The whole is one of the elemental shapes mentioned by Plato and further described in Euclid's "Elements." (Stoecheia is the Greek word for elements.) Inside the object, coming from a world the Ancient Greeks couldn't have imagined, more than 2000 LED lights continuously change the colors shining shining through the glass, never repeating the same combination twice.
"Welcome to the future!" said Bundy, greeting another bus visitor to the brightly painted bus where offerings are spaced to allow children to move around.
To his right, an oscilloscope makes the ambient sounds visible. To his left, a scale-model drawing of a turtle is slowly being turned into a solid object with the help of a 3-D printer.
Inside the Performing Arts Center, where Stoecheia [ELEMENTS] is suspended from the ceiling, a series of tables invite more STEM-related (Science, Technology, Engineering and Mathematics) hands-on exploration.
"Is it OK to make a red one?" asks pre-schooler Sergio Correa, who is calmly assembling a working flashlight at a table covered with popsicle sticks, tape and brass brads, the sort that can be inserted into the stacks of hole-punched papers and bent to hold them together. The less familiar objects are coin-shaped batteries and tiny LED lights that can emit various colors.

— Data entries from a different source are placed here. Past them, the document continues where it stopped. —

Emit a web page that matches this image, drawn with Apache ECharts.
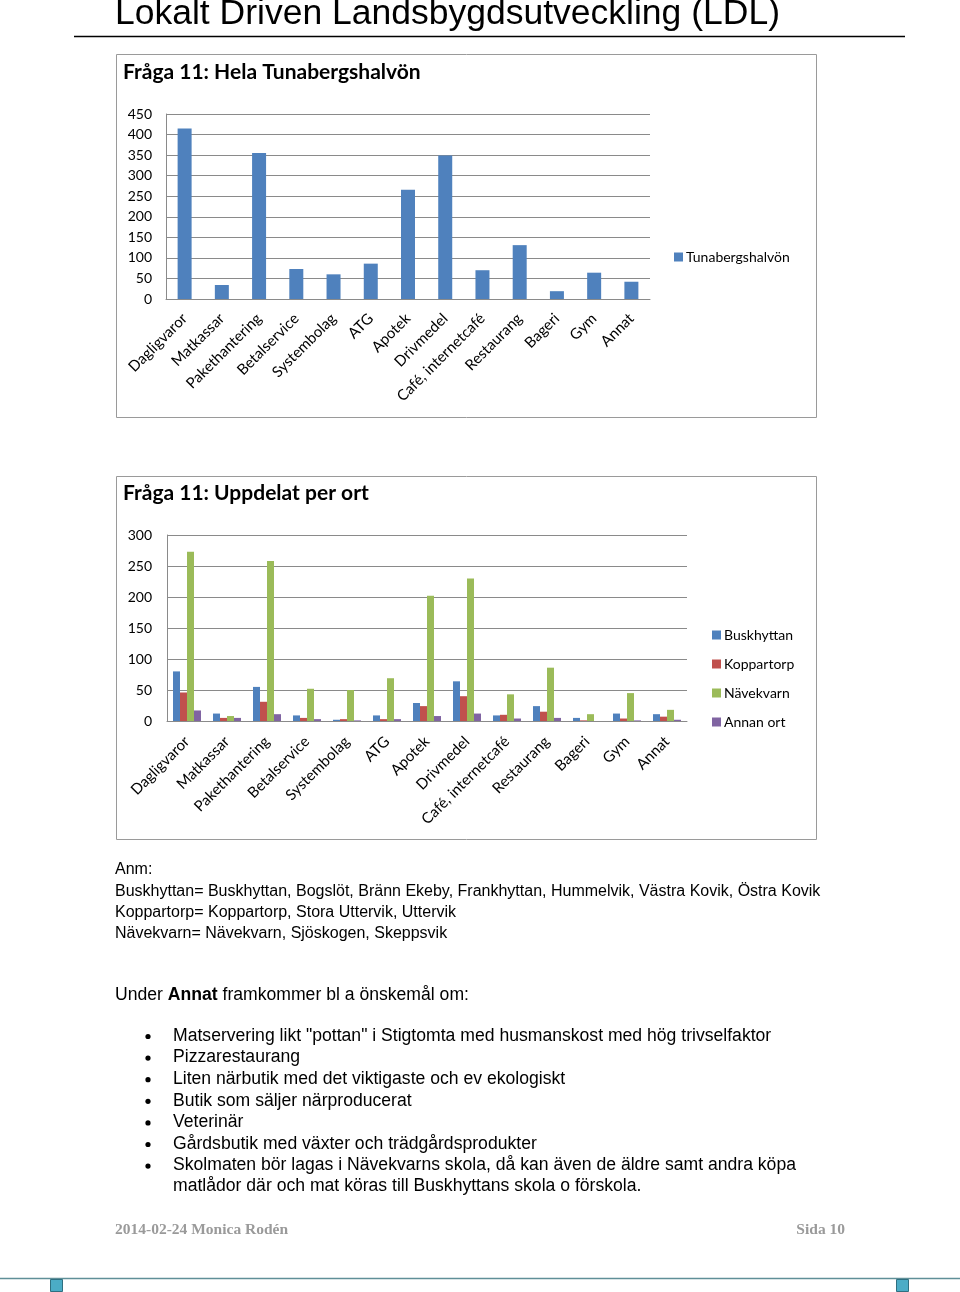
<!DOCTYPE html>
<html>
<head>
<meta charset="utf-8">
<script src="https://cdn.jsdelivr.net/npm/echarts@6/dist/echarts.min.js"></script>
<style>
  html, body { margin: 0; padding: 0; background: #fff; }
  #page { width: 960px; height: 1292px; }
</style>
</head>
<body>
<div id="page"></div>
<script>
// categories shared by both charts
const categories = ["Dagligvaror", "Matkassar", "Pakethantering", "Betalservice", "Systembolag", "ATG",
  "Apotek", "Drivmedel", "Café, internetcafé", "Restaurang", "Bageri", "Gym", "Annat"];

// Fråga 11: Hela Tunabergshalvön
const tunabergshalvon = [415, 34, 355, 73, 60, 86, 266, 349, 70, 131, 19, 64, 42];

// Fråga 11: Uppdelat per ort
const buskhyttan = [80, 12, 55, 9, 2, 9, 29, 64, 9, 24, 5, 12, 11];
const koppartorp = [46, 5, 31, 5, 3, 3, 24, 40, 10, 15, 1, 4, 7];
const navekvarn = [273, 8, 258, 52, 50, 69, 202, 230, 43, 86, 11, 45, 18];
const annanOrt = [17, 5, 11, 3, 1, 3, 8, 12, 4, 5, 0, 1, 2];

const chartFont = "Lato, 'Open Sans', sans-serif";
const colors = ["#4F81BD", "#C0504D", "#9BBB59", "#8064A2"];

const chart = echarts.init(document.getElementById("page"), null, { renderer: "canvas" });

function xAxisFor(gridIndex, margin) {
  return {
    type: "category",
    gridIndex: gridIndex,
    data: categories,
    axisLine: { show: true, lineStyle: { color: "#8a8a8a", width: 1 } },
    axisTick: { show: false },
    axisLabel: {
      rotate: 45,
      interval: 0,
      margin: margin,
      color: "#000",
      fontFamily: chartFont,
      fontSize: 15,
    },
  };
}

function yAxisFor(gridIndex, max, interval, margin) {
  return {
    type: "value",
    gridIndex: gridIndex,
    min: 0,
    max: max,
    interval: interval,
    axisLine: { show: true, lineStyle: { color: "#8a8a8a", width: 1 } },
    axisTick: { show: false },
    splitLine: { lineStyle: { color: "#8a8a8a", width: 1 } },
    axisLabel: { color: "#000", fontFamily: chartFont, fontSize: 14, margin: margin },
  };
}

// body text (Arial-like)
const noteFont = "16px 'Liberation Sans', Arial, sans-serif";
const bodyFont = "17.6px 'Liberation Sans', Arial, sans-serif";
const noteLines = [
  "Anm:",
  "Buskhyttan= Buskhyttan, Bogslöt, Bränn Ekeby, Frankhyttan, Hummelvik, Västra Kovik, Östra Kovik",
  "Koppartorp= Koppartorp, Stora Uttervik, Uttervik",
  "Nävekvarn= Nävekvarn, Sjöskogen, Skeppsvik",
];
const bulletLines = [
  "Matservering likt \"pottan\" i Stigtomta med husmanskost med hög trivselfaktor",
  "Pizzarestaurang",
  "Liten närbutik med det viktigaste och ev ekologiskt",
  "Butik som säljer närproducerat",
  "Veterinär",
  "Gårdsbutik med växter och trädgårdsprodukter",
  "Skolmaten bör lagas i Nävekvarns skola, då kan även de äldre samt andra köpa",
];

const graphics = [
  // page header
  { type: "text", left: 115, top: -4, style: { text: "Lokalt Driven Landsbygdsutveckling (LDL)", font: "35.5px 'Liberation Sans', Arial, sans-serif", fill: "#000" } },
  { type: "line", shape: { x1: 74, y1: 36.5, x2: 905, y2: 36.5 }, style: { stroke: "#000", lineWidth: 1.5 } },
  // chart frames
  { type: "rect", shape: { x: 116.5, y: 54.5, width: 700, height: 363 }, style: { fill: null, stroke: "#9a9a9a", lineWidth: 1 } },
  { type: "rect", shape: { x: 116.5, y: 476.5, width: 700, height: 363 }, style: { fill: null, stroke: "#9a9a9a", lineWidth: 1 } },
  // chart titles
  { type: "text", left: 123, top: 62, style: { text: "Fråga 11: Hela Tunabergshalvön", font: "bold 21px " + chartFont, fill: "#000" } },
  { type: "text", left: 123, top: 483, style: { text: "Fråga 11: Uppdelat per ort", font: "bold 21px " + chartFont, fill: "#000" } },
  // footer
  { type: "text", left: 115, top: 1222, style: { text: "2014-02-24 Monica Rodén", font: "bold 15.5px 'Liberation Serif', serif", fill: "#9a9a9a" } },
  { type: "text", right: 115, top: 1222, style: { text: "Sida 10", font: "bold 15.5px 'Liberation Serif', serif", fill: "#9a9a9a" } },
  { type: "line", shape: { x1: 0, y1: 1278.5, x2: 960, y2: 1278.5 }, style: { stroke: "#5f8f98", lineWidth: 1.5 } },
  { type: "rect", shape: { x: 50.5, y: 1279.5, width: 12, height: 12 }, style: { fill: "#4BACC6", stroke: "#2f6f80", lineWidth: 1 } },
  { type: "rect", shape: { x: 896.5, y: 1279.5, width: 12, height: 12 }, style: { fill: "#4BACC6", stroke: "#2f6f80", lineWidth: 1 } },
  // "Under Annat ..." line with bold word
  {
    type: "text", left: 115, top: 986,
    style: {
      text: "{n|Under }{b|Annat}{n| framkommer bl a önskemål om:}",
      rich: {
        n: { font: bodyFont, fill: "#000" },
        b: { font: "bold " + bodyFont, fill: "#000" },
      },
    },
  },
  { type: "text", left: 173, top: 1177, style: { text: "matlådor där och mat köras till Buskhyttans skola o förskola.", font: bodyFont, fill: "#000" } },
];

noteLines.forEach(function (line, i) {
  graphics.push({ type: "text", left: 115, top: 862 + i * 21.3, style: { text: line, font: noteFont, fill: "#000" } });
});
bulletLines.forEach(function (line, i) {
  const y = 1027 + i * 21.6;
  graphics.push({ type: "circle", shape: { cx: 148, cy: y + 9.5, r: 2.6 }, style: { fill: "#000" } });
  graphics.push({ type: "text", left: 173, top: y, style: { text: line, font: bodyFont, fill: "#000" } });
});

chart.setOption({
  animation: false,
  color: colors,
  textStyle: { fontFamily: chartFont },
  grid: [
    { left: 166, top: 114, width: 484, height: 185 },
    { left: 167, top: 535, width: 520, height: 186 },
  ],
  xAxis: [xAxisFor(0, 17), xAxisFor(1, 18)],
  yAxis: [yAxisFor(0, 450, 50, 14), yAxisFor(1, 300, 50, 15)],
  legend: [
    {
      data: ["Tunabergshalvön"],
      left: 669,
      top: 245,
      icon: "rect",
      itemWidth: 9,
      itemHeight: 9,
      itemGap: 6,
      textStyle: { fontFamily: chartFont, fontSize: 14, color: "#000", padding: [0, 0, 0, -2] },
    },
    {
      data: ["Buskhyttan", "Koppartorp", "Nävekvarn", "Annan ort"],
      orient: "vertical",
      left: 707,
      top: 623,
      icon: "rect",
      itemWidth: 9,
      itemHeight: 9,
      itemGap: 15,
      textStyle: { fontFamily: chartFont, fontSize: 14, color: "#000", padding: [0, 0, 0, -2] },
    },
  ],
  series: [
    {
      name: "Tunabergshalvön", type: "bar", xAxisIndex: 0, yAxisIndex: 0,
      data: tunabergshalvon, barWidth: 14, itemStyle: { color: colors[0] },
    },
    { name: "Buskhyttan", type: "bar", xAxisIndex: 1, yAxisIndex: 1, data: buskhyttan, barWidth: 7, barGap: "0%", itemStyle: { color: colors[0] } },
    { name: "Koppartorp", type: "bar", xAxisIndex: 1, yAxisIndex: 1, data: koppartorp, barWidth: 7, barGap: "0%", itemStyle: { color: colors[1] } },
    { name: "Nävekvarn", type: "bar", xAxisIndex: 1, yAxisIndex: 1, data: navekvarn, barWidth: 7, barGap: "0%", itemStyle: { color: colors[2] } },
    { name: "Annan ort", type: "bar", xAxisIndex: 1, yAxisIndex: 1, data: annanOrt, barWidth: 7, barGap: "0%", itemStyle: { color: colors[3] } },
  ],
  graphic: graphics,
});
</script>
</body>
</html>
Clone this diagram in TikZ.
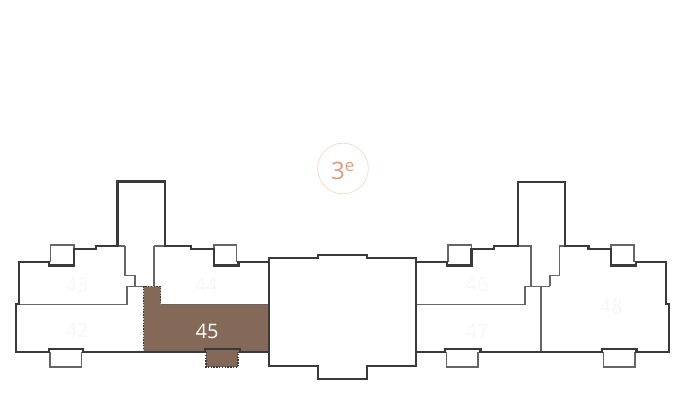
\documentclass[tikz,border=0pt]{standalone}
\usepackage{fontspec}
\setmainfont{Open Sans}
\definecolor{wallcol}{HTML}{3A3A3A}
\definecolor{thincol}{HTML}{666666}
\definecolor{lotcol}{HTML}{846858}
\definecolor{floorcol}{HTML}{DB9C7B}
\definecolor{ringcol}{HTML}{F0D8CA}
\definecolor{numcol}{HTML}{F7F7F7}
\tikzset{
  wall/.style={draw=wallcol,line width=2pt,line join=miter},
  partition/.style={draw=thincol,line width=1.1pt},
  lotnum/.style={text=numcol,inner sep=0pt,font=\fontsize{15}{15}\selectfont}
}
\begin{document}
\begin{tikzpicture}[x=0.75pt,y=-0.75pt]
\useasboundingbox (0,0) rectangle (683,417);
\fill [lotcol] (143.5,286.5) -- (160.5,286.5) -- (160.5,304.5) -- (269,304.5) -- (269,352) -- (143.5,352) -- cycle;
\fill [lotcol] (206,349) rectangle (238,367);
\draw [partition] (125,246) -- (125,275.5) -- (135,275.5) -- (135,286.5);
\draw [partition] (143.5,286.5) -- (127,286.5) -- (127,304.5) -- (19,304.5);
\draw [partition] (154,246) -- (154,286.5);
\draw [partition] (117,246) -- (125,246);
\draw [partition] (154,246) -- (165,246);
\draw [partition] (160.5,304.5) -- (269,304.5);
\draw [partition,densely dotted,draw=wallcol] (143.5,352) -- (143.5,286.5) -- (160.5,286.5) -- (160.5,304.5);
\draw [partition] (518,246) -- (531,246) -- (531,286.5);
\draw [partition] (550,286.5) -- (525,286.5) -- (525,304.5) -- (416,304.5);
\draw [partition] (550,286.5) -- (550,275.5) -- (559.7,275.5) -- (559.7,246) -- (565,246);
\draw [partition] (541,286.5) -- (541,352);
\draw [partition] (50.5,262) -- (50.5,245) -- (74,245) -- (74,249);
\draw [partition] (214,249) -- (214,245) -- (236.5,245) -- (236.5,262);
\draw [partition] (448,262) -- (448,245) -- (471.5,245) -- (471.5,249);
\draw [partition] (611,249) -- (611,245) -- (634,245) -- (634,262);
\draw [partition] (50,352) -- (50,367) -- (81.5,367) -- (81.5,352);
\draw [partition] (446.5,352) -- (446.5,367) -- (478,367) -- (478,352);
\draw [partition] (603.5,352) -- (603.5,367) -- (635,367) -- (635,352);
\draw [partition,densely dotted,draw=wallcol] (206,352) -- (206,367) -- (238,367) -- (238,352);
\draw [wall] (269,262) -- (238.5,262) -- (238.5,265.5) -- (214,265.5) -- (214,249) -- (191,249) -- (191,246) -- (165,246) -- (165,181.5) -- (117.5,181.5) -- (117.5,246) -- (96,246) -- (96,249) -- (74,249) -- (74,265.5) -- (49,265.5) -- (49,262) -- (19,262) -- (19,304) -- (16,304) -- (16,352) -- (49,352) -- (49,349) -- (83,349) -- (83,352) -- (205,352) -- (205,349) -- (240,349) -- (240,352) -- (269,352);
\draw [wall] (269,258) -- (318,258) -- (318,255) -- (367,255) -- (367,258) -- (416,258) -- (416,366) -- (367,366) -- (367,379) -- (318,379) -- (318,366) -- (269,366) -- cycle;
\draw [wall] (416,262) -- (447,262) -- (447,265.5) -- (471.5,265.5) -- (471.5,249) -- (494,249) -- (494,246) -- (518,246) -- (518,182) -- (565,182) -- (565,246) -- (588.5,246) -- (588.5,249) -- (611,249) -- (611,265.5) -- (636,265.5) -- (636,262) -- (666,262) -- (666,304) -- (669,304) -- (669,352) -- (636.5,352) -- (636.5,349) -- (602,349) -- (602,352) -- (480.5,352) -- (480.5,349) -- (445,349) -- (445,352) -- (416,352);
\node [lotnum] (lot42) at (77,330) {42};
\node [lotnum] (lot43) at (77,285) {43};
\node [lotnum] (lot44) at (206,285) {44};
\node [lotnum,text=white] (lot45) at (207,331) {45};
\node [lotnum] (lot46) at (477,284) {46};
\node [lotnum] (lot47) at (477,331) {47};
\node [lotnum] (lot48) at (611,306) {48};
\node [circle,draw=ringcol,line width=0.5pt,minimum size=38pt,inner sep=0pt] (floorring) at (343,168.5) {};
\node [anchor=base,inner sep=0pt,text=floorcol,font=\fontsize{18}{18}\selectfont] (floor) at (343,180) {3\textsuperscript{e}};
\end{tikzpicture}
\end{document}
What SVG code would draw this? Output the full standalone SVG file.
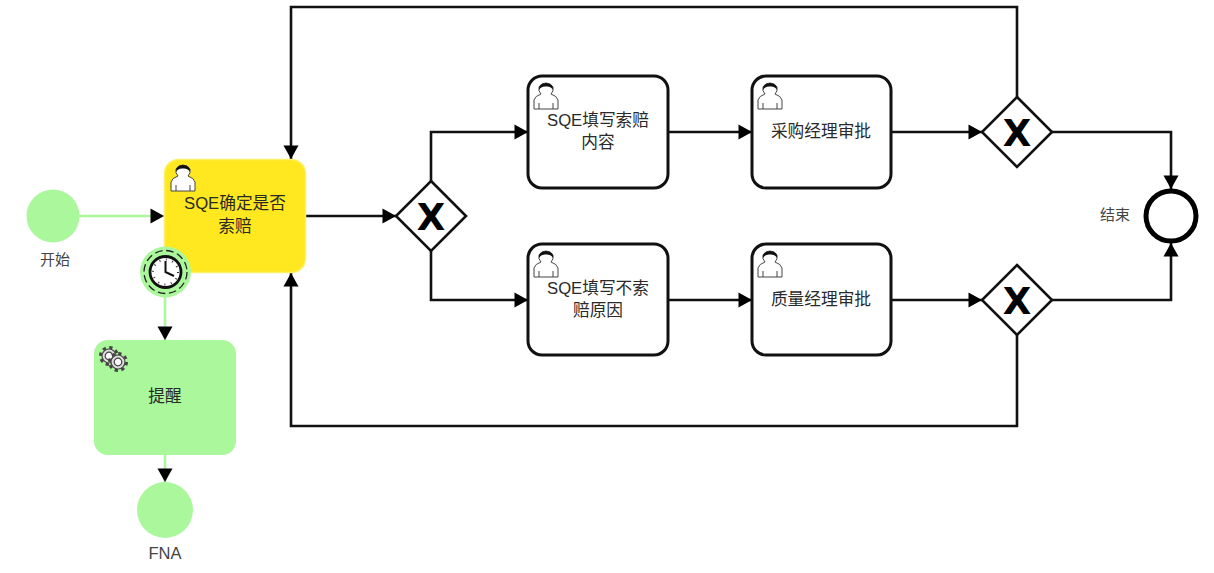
<svg xmlns="http://www.w3.org/2000/svg" width="1214" height="573" viewBox="0 0 1214 573">
<style>
text{font-family:"Liberation Sans","Noto Sans CJK SC",sans-serif;font-size:16.700px;fill:#2a2a2a;text-anchor:middle}
.task{fill:#fff;stroke:#111;stroke-width:3}
.gw{fill:#fff;stroke:#111;stroke-width:2.600}
text.x{font-family:"DejaVu Sans",sans-serif;font-weight:bold;font-size:37px;fill:#000}
.c{fill:none;stroke:#111;stroke-width:2.600}
.g{fill:none;stroke:#aaf79c;stroke-width:2.600}
text.lab{fill:#444;font-size:15px}
</style>
<defs>
<marker id="a" viewBox="0 0 16 16" refX="15" refY="8" markerWidth="16" markerHeight="16" markerUnits="userSpaceOnUse" orient="auto"><path d="M1.500 0.500L15 8L1.500 15.500Z" fill="#000"/></marker>
<g id="user">
<path d="M1 26V17Q2 13 8 11Q5 8 6 4Q8 0 13 0Q18 0 20 4Q21 8 18 11Q24 13 25 17V26Z" fill="#fff" stroke="#444" stroke-width="1"/>
<path d="M6 7Q5 1 13 0Q21 1 20 7Q18 3 13 3.500Q8 3 6 7Z" fill="#111"/>
<path d="M6 26V20M20 26V20" stroke="#444" stroke-width="1" fill="none"/>
</g>
<g id="gear" fill="none" stroke="#444">
<circle r="8.500" stroke-width="3" stroke-dasharray="3.300 3.370"/><circle r="7" stroke-width="1.200" fill="#ddd"/><circle r="3.800" stroke-width="1.200" fill="#fff"/>
</g>
</defs>
<rect width="1214" height="573" fill="#fff"/>
<g id="connectors">
<path class="g" d="M79 216H164" marker-end="url(#a)"/>
<path class="g" d="M165 297V340" marker-end="url(#a)"/>
<path class="g" d="M165 455V482" marker-end="url(#a)"/>
<path class="c" d="M306 216H396" marker-end="url(#a)"/>
<path class="c" d="M431 181V132H528" marker-end="url(#a)"/>
<path class="c" d="M431 251V300H528" marker-end="url(#a)"/>
<path class="c" d="M668 132H752" marker-end="url(#a)"/>
<path class="c" d="M668 300H752" marker-end="url(#a)"/>
<path class="c" d="M891 132H982" marker-end="url(#a)"/>
<path class="c" d="M891 300H982" marker-end="url(#a)"/>
<path class="c" d="M1052 132H1171V189" marker-end="url(#a)"/>
<path class="c" d="M1052 300H1171V243" marker-end="url(#a)"/>
<path class="c" d="M1017 97V7H291V159" marker-end="url(#a)"/>
<path class="c" d="M1017 335V426H291V273" marker-end="url(#a)"/>
</g>
<g id="start"><circle cx="53" cy="216" r="26.500" fill="#aaf79c"/><text class="lab" x="55" y="265">开始</text></g>
<g id="task-confirm"><rect x="164.500" y="159.500" width="141" height="113" rx="14" fill="#ffe81f" stroke="#fff06a" stroke-width="1.500"/><use href="#user" x="170" y="165"/><text x="235" y="209">SQE确定是否</text><text x="235" y="232">索赔</text></g>
<g id="timer"><circle cx="165.500" cy="272" r="25.500" fill="#aaf79c"/><circle cx="165.500" cy="272" r="21.500" fill="none" stroke="#222" stroke-width="1.300" stroke-dasharray="7.500 3.760"/><circle cx="165.500" cy="272" r="15.500" fill="#fff" stroke="#111" stroke-width="2.800"/><path d="M165.500 261V272L174 276" fill="none" stroke="#111" stroke-width="2"/><circle cx="165.500" cy="272" r="12.500" fill="none" stroke="#333" stroke-width="2" stroke-dasharray="1 5.540"/></g>
<g id="task-remind"><rect x="94" y="340" width="142" height="115" rx="14" fill="#aaf79c"/><use href="#gear" x="109" y="356"/><use href="#gear" x="118" y="362"/><text x="165" y="402">提醒</text></g>
<g id="end-fna"><circle cx="165" cy="510" r="28" fill="#aaf79c"/><text class="lab" style="font-size:16.500px" x="165" y="559">FNA</text></g>
<g id="gateway-1"><path class="gw" d="M431 181L466 216L431 251L396 216Z"/><text class="x" x="431" y="230">X</text></g>
<g id="task-fill-claim"><rect class="task" x="528" y="76" width="140" height="112" rx="14"/><use href="#user" x="533" y="83"/><text x="598" y="126">SQE填写索赔</text><text x="598" y="148">内容</text></g>
<g id="task-purchase"><rect class="task" x="752" y="76" width="139" height="112" rx="14"/><use href="#user" x="757" y="83"/><text x="821" y="137">采购经理审批</text></g>
<g id="task-fill-reason"><rect class="task" x="528" y="244" width="140" height="111" rx="14"/><use href="#user" x="533" y="251"/><text x="598" y="294">SQE填写不索</text><text x="598" y="316">赔原因</text></g>
<g id="task-quality"><rect class="task" x="752" y="244" width="139" height="111" rx="14"/><use href="#user" x="757" y="251"/><text x="821" y="305">质量经理审批</text></g>
<g id="gateway-2"><path class="gw" d="M1017 97L1052 132L1017 167L982 132Z"/><text class="x" x="1017" y="146">X</text></g>
<g id="gateway-3"><path class="gw" d="M1017 265L1052 300L1017 335L982 300Z"/><text class="x" x="1017" y="314">X</text></g>
<g id="end"><circle cx="1171" cy="216" r="25" fill="#fff" stroke="#000" stroke-width="5"/><text class="lab" x="1115" y="220">结束</text></g>
</svg>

Volunteer Ken Garner explains that the LED light has two metal legs, one longer than the other, to identify the connections to the battery's negative and positive poles. Sergio nods in a way that suggests he already knows that. For just a moment, though, he looks over at the flashlight being assembled by Kayla Curl, who is already in elementary school. Then he turns on his creation and, sure enough, it lights up red.
At other tables, children attach sharpened toothpicks or skewers to Sphiro SPRK robots about the size and shape of tennis balls, transparent to show their inner workings, and program them to go forth and pop balloons.
Bryan Martin of Lumina Lab helps children wire sensors to create microcontrollers. One, for example, turns off its light — its electricity — if it's tilted to one side, a small demonstration of the kind of safety controls used in many plug-in heaters.
On the floor between the tables, Dash robots live up to their names, looking a bit like scurrying household pets with bodies made of a single ball with one round "eye," mounted on three more balls, all the same size.
Katie White, of the school district's Future Ready Team, offers children — and adults — the chance to make the virtual creatures speak. When not stepping aside for zooming, talking robots, she and her teammates check in with teachers to recommend the appropriate technology for their curricula. The Future Bus, which travels from school to school, she says, is "like our billboard."
In a quiet section of the hallway, young Mayu Garner follows the Stoecheia example in blending technology with visual art, showing where she placed the battery and translucent drape to make the end of her garland of flowers glow with purple and white light. She says the LED lights she used were left over from a previous event — and she knew just what to do with them.
Like the other children present, she can play with electricity and technology the way an older generation once played with scissors and paste.
Bundy put it all together in a recent TED Talk: "When kids ask us, 'When are we ever going to use this?' We can say to them, 'Tomorrow'."